通过这部分的代码，我们可以看到进行检测时与训练时不一样，不需要对图片格式进行转换，直接输入原始图片就可以

所以，利用此命令 python ./examples/ssd/ssd_detect.py --image_file examples/images/fish-bike.jpg 可以指定用来检测的图片，

根据自己图片的位置，调整参数 python ./examples/ssd/ssd_detect.py --image_file ~/dataset/img_test/p1.jpg ，又因为需要进行时间统计，所以对代码进行修改。加入时间统计的函数，如下

#encoding=utf8

'''

Detection with SSD

In this example, we will load a SSD model and use it to detect objects.

'''

import os

import sys

import argparse

import numpy as np

from PIL import Image, ImageDraw

import time

# Make sure that caffe is on the python path:

caffe_root = './'

os.chdir(caffe_root)

sys.path.insert(0, os.path.join(caffe_root, 'python'))

import caffe

from google.protobuf import text_format

from caffe.proto import caffe_pb2

def get_labelname(labelmap, labels):

    num_labels = len(labelmap.item)

    labelnames = []

    if type(labels) is not list:

        labels = [labels]

    for label in labels:

        found = False

        for i in xrange(0, num_labels):

            if label == labelmap.item[i].label:

                found = True

                labelnames.append(labelmap.item[i].display_name)

                break

        assert found == True

    return labelnames

class CaffeDetection:

    def __init__(self, gpu_id, model_def, model_weights, image_resize, labelmap_file):

        caffe.set_device(gpu_id)

        caffe.set_mode_gpu()

        self.image_resize = image_resize

        # Load the net in the test phase for inference, and configure input preprocessing.

        self.net = caffe.Net(model_def,      # defines the structure of the model

                             model_weights,  # contains the trained weights

                             caffe.TEST)     # use test mode (e.g., don't perform dropout)

         # input preprocessing: 'data' is the name of the input blob == net.inputs[0]

        self.transformer = caffe.io.Transformer({'data': self.net.blobs['data'].data.shape})

        self.transformer.set_transpose('data', (2, 0, 1))

        self.transformer.set_mean('data', np.array([104, 117, 123])) # mean pixel

        # the reference model operates on images in [0,255] range instead of [0,1]
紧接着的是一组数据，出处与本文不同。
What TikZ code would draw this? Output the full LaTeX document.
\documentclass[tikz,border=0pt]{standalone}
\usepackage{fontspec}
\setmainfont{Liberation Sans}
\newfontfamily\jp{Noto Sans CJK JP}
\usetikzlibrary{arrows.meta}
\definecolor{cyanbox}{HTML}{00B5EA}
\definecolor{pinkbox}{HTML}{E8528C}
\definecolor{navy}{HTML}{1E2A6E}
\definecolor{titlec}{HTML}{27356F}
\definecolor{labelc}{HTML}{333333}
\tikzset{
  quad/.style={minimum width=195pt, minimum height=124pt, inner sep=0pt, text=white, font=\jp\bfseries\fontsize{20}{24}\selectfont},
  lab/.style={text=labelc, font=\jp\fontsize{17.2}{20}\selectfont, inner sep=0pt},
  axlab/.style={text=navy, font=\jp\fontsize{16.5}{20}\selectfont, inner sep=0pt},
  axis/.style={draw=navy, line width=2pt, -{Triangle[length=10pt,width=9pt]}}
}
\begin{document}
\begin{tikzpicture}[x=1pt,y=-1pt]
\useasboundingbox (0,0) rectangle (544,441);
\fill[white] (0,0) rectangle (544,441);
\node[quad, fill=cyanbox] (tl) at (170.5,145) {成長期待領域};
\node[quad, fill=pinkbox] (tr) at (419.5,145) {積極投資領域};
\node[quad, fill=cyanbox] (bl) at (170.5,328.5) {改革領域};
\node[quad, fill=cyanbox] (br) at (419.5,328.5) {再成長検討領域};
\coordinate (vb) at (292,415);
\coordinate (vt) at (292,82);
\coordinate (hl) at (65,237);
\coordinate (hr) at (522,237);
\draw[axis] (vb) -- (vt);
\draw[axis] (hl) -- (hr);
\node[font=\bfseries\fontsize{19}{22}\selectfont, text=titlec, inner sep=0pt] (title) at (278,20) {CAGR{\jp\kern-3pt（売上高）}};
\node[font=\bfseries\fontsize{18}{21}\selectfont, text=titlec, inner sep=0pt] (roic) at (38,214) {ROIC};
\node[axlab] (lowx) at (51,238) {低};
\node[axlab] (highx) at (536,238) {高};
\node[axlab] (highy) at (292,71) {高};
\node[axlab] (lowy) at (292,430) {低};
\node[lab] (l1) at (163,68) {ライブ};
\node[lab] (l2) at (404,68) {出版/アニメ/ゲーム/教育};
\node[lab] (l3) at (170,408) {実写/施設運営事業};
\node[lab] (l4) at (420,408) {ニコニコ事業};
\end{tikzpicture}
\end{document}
        self.transformer.set_raw_scale('data', 255)

        # the reference model has channels in BGR order instead of RGB

        self.transformer.set_channel_swap('data', (2, 1, 0))

        # load PASCAL VOC labels

        file = open(labelmap_file, 'r')

        self.labelmap = caffe_pb2.LabelMap()

        text_format.Merge(str(file.read()), self.labelmap)

    def detect(self, image_file, conf_thresh=0.5, topn=5):

        '''

        SSD detection

        '''

        # set net to batch size of 1

        # image_resize = 300

        self.net.blobs['data'].reshape(1, 3, self.image_resize, self.image_resize)

        image = caffe.io.load_image(image_file)

        #Run the net and examine the top_k results

        transformed_image = self.transformer.preprocess('data', image)

        self.net.blobs['data'].data[...] = transformed_image

        # Forward pass.

        detections = self.net.forward()['detection_out']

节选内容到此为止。